Lucas Serra, advogado especialista em Direitos de Autor, vai no mesmo sentido: “Só há sete notas, não é difícil haver semelhanças entre músicas. Há casos em que há efetivamente intenção de plagiar, mas há outros em que isso não acontece”.
Tal como o responsável da SPA, Lucas Serra sublinha igualmente a dificuldade de fazer prova em tribunal. O especialista dá como exemplo um caso em que representou em tribunal os titulares dos direitos do tema “The Hills Are Alive”, do filme “Música no Coração”, que acusavam os autores de um anúncio publicitário de terem plagiado a canção. “Tinha três ou quatro maestros de referência a dizer que era plágio e do outro lado havia outros tantos maestros de referência a dizer que não era. Uma oitava acima ou uma oitava abaixo pode ser o suficiente para não se dar como provado”, conta.
“AS IDEIAS NÃO SÃO APROPRIÁVEIS”
Na literatura, o plágio é mais fácil de provar, dizem os especialistas. “Não é preciso fazer grandes peritagens. Basta fazer uma análise comparativa dos textos”, diz Carlos Madureira, da Sociedade Portuguesa de Autores.

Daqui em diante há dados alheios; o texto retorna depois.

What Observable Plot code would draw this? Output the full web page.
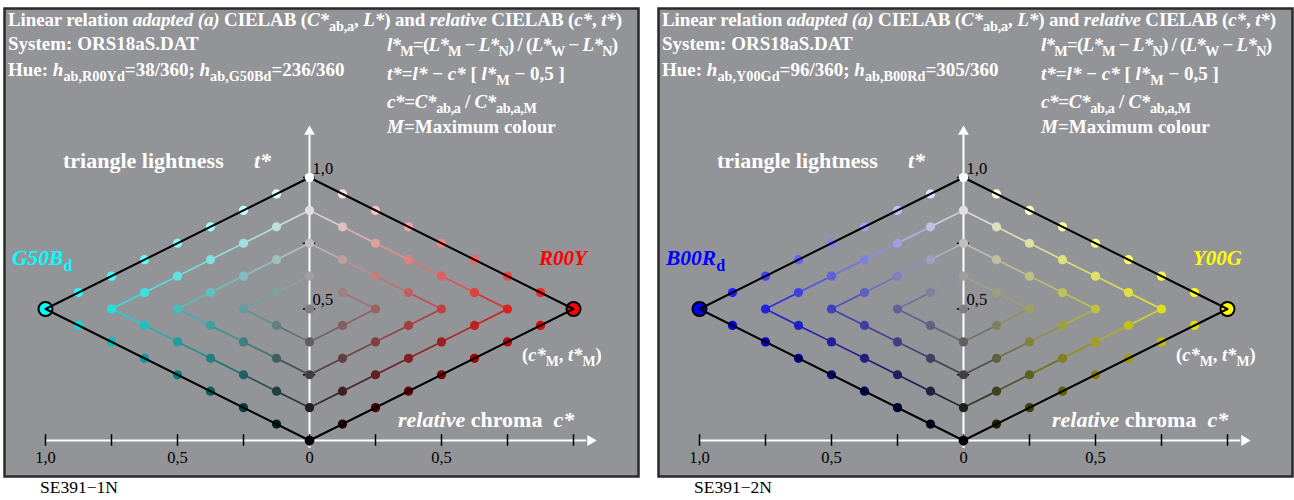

O responsável frisa, ainda assim, que só há plágio se houver excertos iguais ou com pequeníssimas alterações. “As ideias não são apropriáveis. Por isso, não chega ser o mesmo enredo. Se alguém pegar numa história já existente mas produzir um texto completamente diferente do original, não há plágio. Duas pessoas podem contar a mesma história de formas muito distintas”, explica.